DATASET EXTRACT =
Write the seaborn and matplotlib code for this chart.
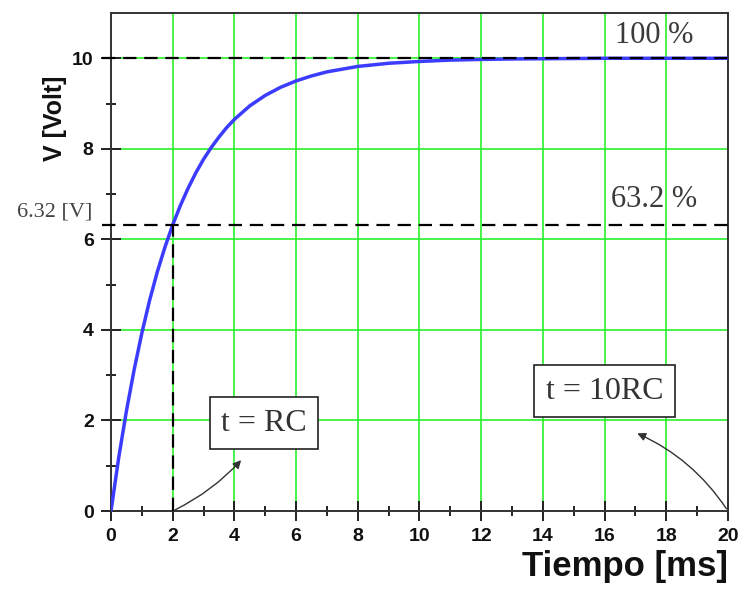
import numpy as np
import pandas as pd
import matplotlib
matplotlib.use('Agg')
import matplotlib.pyplot as plt
import seaborn as sns

# values
tiempo = [0, 0.25, 0.5, 0.75, 1, 1.25, 1.5, 1.75, 2, 2.25, 2.5, 2.75, 3, 3.25, 3.5, 3.75, 4,
          4.5, 5, 5.5, 6, 6.5, 7, 7.5, 8, 9, 10, 11, 12, 13, 14, 16, 18, 20]
voltaje = [0, 1.18, 2.21, 3.12, 3.93, 4.65, 5.28, 5.83, 6.32, 6.75, 7.13, 7.47, 7.77, 8.03, 8.26, 8.47, 8.65,
           8.95, 9.18, 9.36, 9.50, 9.61, 9.70, 9.76, 9.82, 9.89, 9.93, 9.96, 9.975, 9.985, 9.99, 10.0, 10.0, 10.0]
x_ticks = [0, 2, 4, 6, 8, 10, 12, 14, 16, 18, 20]
y_ticks = [0, 2, 4, 6, 8, 10]
v_rc = 6.32
v_max = 10
t_rc = 2

df = pd.DataFrame({'Tiempo': tiempo, 'V': voltaje})

sns.set_style('white')
plt.rcParams['font.family'] = ['Liberation Sans', 'DejaVu Sans']
fig = plt.figure(figsize=(7.42, 5.89), dpi=100)
ax = fig.add_axes([0.1496, 0.1324, 0.8314, 0.8455])

sns.lineplot(x='Tiempo', y='V', data=df, ax=ax, color='#3c3cff', lw=2.5, zorder=4)

ax.set_xlim(0, 20)
ax.set_ylim(0, 11)
ax.set_xticks(x_ticks)
ax.set_yticks(y_ticks)
ax.set_xticks(np.arange(1, 20, 2), minor=True)
ax.set_yticks(np.arange(1, 11, 2), minor=True)
ax.grid(True, which='major', color='#2af02a', lw=1.2)
ax.tick_params(which='both', bottom=True, left=True)
ax.tick_params(which='major', direction='inout', length=15, width=1.4, color='#222222',
               labelsize=14, pad=5)
ax.tick_params(which='minor', direction='inout', length=7, width=1.4, color='#222222')
for lab in ax.get_xticklabels() + ax.get_yticklabels():
    lab.set_fontweight('bold')
    lab.set_color('#111111')
for s in ax.spines.values():
    s.set_color('#333333')
    s.set_linewidth(1.4)

# reference dashed lines
ax.plot([-0.3, 20], [v_max, v_max], color='black', ls=(0, (6, 3.5)), lw=1.6, clip_on=False, zorder=5)
ax.plot([-0.3, 20], [v_rc, v_rc], color='black', ls=(0, (6, 3.5)), lw=1.6, clip_on=False, zorder=5)
ax.plot([t_rc, t_rc], [0, v_rc], color='black', ls=(0, (6, 3.5)), lw=1.6, zorder=5)

serif = ['Liberation Serif', 'DejaVu Serif']
ax.text(17.6, 10.51, '100 %', family=serif, fontsize=22, color='#3a3a3a', ha='center', va='center')
ax.text(17.6, 6.87, '63.2 %', family=serif, fontsize=22, color='#3a3a3a', ha='center', va='center')
ax.text(-1.82, 6.6, '6.32 [V]', family=serif, fontsize=16, color='#444444', ha='center', va='center', clip_on=False)

box = dict(boxstyle='square,pad=0.36', fc='white', ec='#222222', lw=1.2)
ax.text(4.96, 1.94, 't = RC', family=serif, fontsize=23, color='#333333', ha='center', va='center', bbox=box, zorder=6)
ax.text(16.0, 2.65, 't = 10RC', family=serif, fontsize=23, color='#333333', ha='center', va='center', bbox=box, zorder=6)

ax.annotate('', xy=(4.28, 1.17), xytext=(2, 0),
            arrowprops=dict(arrowstyle='-|>', color='#333333', lw=1, mutation_scale=12,
                            connectionstyle='arc3,rad=0.1'), zorder=6)
ax.annotate('', xy=(16.98, 1.74), xytext=(20, 0),
            arrowprops=dict(arrowstyle='-|>', color='#333333', lw=1, mutation_scale=12,
                            connectionstyle='arc3,rad=0.15'), zorder=6)

ax.set_xlabel('Tiempo [ms]', fontsize=25, fontweight='bold', loc='right', labelpad=3, color='#111111')
ax.set_ylabel('V [Volt]', fontsize=18, fontweight='bold', color='#111111')
ax.yaxis.set_label_coords(-0.071, 0.789)

fig.savefig('out.png', dpi=100)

AIM =
Transcribe the whole listing exactly. Pictures stay out of your copy.

RESULT OF THE EXERCISE =
Write the seaborn and matplotlib code for this chart.
import numpy as np
import pandas as pd
import matplotlib
matplotlib.use('Agg')
import matplotlib.pyplot as plt
import seaborn as sns

# values
tiempo = [0, 0.25, 0.5, 0.75, 1, 1.25, 1.5, 1.75, 2, 2.25, 2.5, 2.75, 3, 3.25, 3.5, 3.75, 4,
          4.5, 5, 5.5, 6, 6.5, 7, 7.5, 8, 9, 10, 11, 12, 13, 14, 16, 18, 20]
voltaje = [0, 1.18, 2.21, 3.12, 3.93, 4.65, 5.28, 5.83, 6.32, 6.75, 7.13, 7.47, 7.77, 8.03, 8.26, 8.47, 8.65,
           8.95, 9.18, 9.36, 9.50, 9.61, 9.70, 9.76, 9.82, 9.89, 9.93, 9.96, 9.975, 9.985, 9.99, 10.0, 10.0, 10.0]
x_ticks = [0, 2, 4, 6, 8, 10, 12, 14, 16, 18, 20]
y_ticks = [0, 2, 4, 6, 8, 10]
v_rc = 6.32
v_max = 10
t_rc = 2

df = pd.DataFrame({'Tiempo': tiempo, 'V': voltaje})

sns.set_style('white')
plt.rcParams['font.family'] = ['Liberation Sans', 'DejaVu Sans']
fig = plt.figure(figsize=(7.42, 5.89), dpi=100)
ax = fig.add_axes([0.1496, 0.1324, 0.8314, 0.8455])

sns.lineplot(x='Tiempo', y='V', data=df, ax=ax, color='#3c3cff', lw=2.5, zorder=4)

ax.set_xlim(0, 20)
ax.set_ylim(0, 11)
ax.set_xticks(x_ticks)
ax.set_yticks(y_ticks)
ax.set_xticks(np.arange(1, 20, 2), minor=True)
ax.set_yticks(np.arange(1, 11, 2), minor=True)
ax.grid(True, which='major', color='#2af02a', lw=1.2)
ax.tick_params(which='both', bottom=True, left=True)
ax.tick_params(which='major', direction='inout', length=15, width=1.4, color='#222222',
               labelsize=14, pad=5)
ax.tick_params(which='minor', direction='inout', length=7, width=1.4, color='#222222')
for lab in ax.get_xticklabels() + ax.get_yticklabels():
    lab.set_fontweight('bold')
    lab.set_color('#111111')
for s in ax.spines.values():
    s.set_color('#333333')
    s.set_linewidth(1.4)

# reference dashed lines
ax.plot([-0.3, 20], [v_max, v_max], color='black', ls=(0, (6, 3.5)), lw=1.6, clip_on=False, zorder=5)
ax.plot([-0.3, 20], [v_rc, v_rc], color='black', ls=(0, (6, 3.5)), lw=1.6, clip_on=False, zorder=5)
ax.plot([t_rc, t_rc], [0, v_rc], color='black', ls=(0, (6, 3.5)), lw=1.6, zorder=5)

serif = ['Liberation Serif', 'DejaVu Serif']
ax.text(17.6, 10.51, '100 %', family=serif, fontsize=22, color='#3a3a3a', ha='center', va='center')
ax.text(17.6, 6.87, '63.2 %', family=serif, fontsize=22, color='#3a3a3a', ha='center', va='center')
ax.text(-1.82, 6.6, '6.32 [V]', family=serif, fontsize=16, color='#444444', ha='center', va='center', clip_on=False)

box = dict(boxstyle='square,pad=0.36', fc='white', ec='#222222', lw=1.2)
ax.text(4.96, 1.94, 't = RC', family=serif, fontsize=23, color='#333333', ha='center', va='center', bbox=box, zorder=6)
ax.text(16.0, 2.65, 't = 10RC', family=serif, fontsize=23, color='#333333', ha='center', va='center', bbox=box, zorder=6)

ax.annotate('', xy=(4.28, 1.17), xytext=(2, 0),
            arrowprops=dict(arrowstyle='-|>', color='#333333', lw=1, mutation_scale=12,
                            connectionstyle='arc3,rad=0.1'), zorder=6)
ax.annotate('', xy=(16.98, 1.74), xytext=(20, 0),
            arrowprops=dict(arrowstyle='-|>', color='#333333', lw=1, mutation_scale=12,
                            connectionstyle='arc3,rad=0.15'), zorder=6)

ax.set_xlabel('Tiempo [ms]', fontsize=25, fontweight='bold', loc='right', labelpad=3, color='#111111')
ax.set_ylabel('V [Volt]', fontsize=18, fontweight='bold', color='#111111')
ax.yaxis.set_label_coords(-0.071, 0.789)

fig.savefig('out.png', dpi=100)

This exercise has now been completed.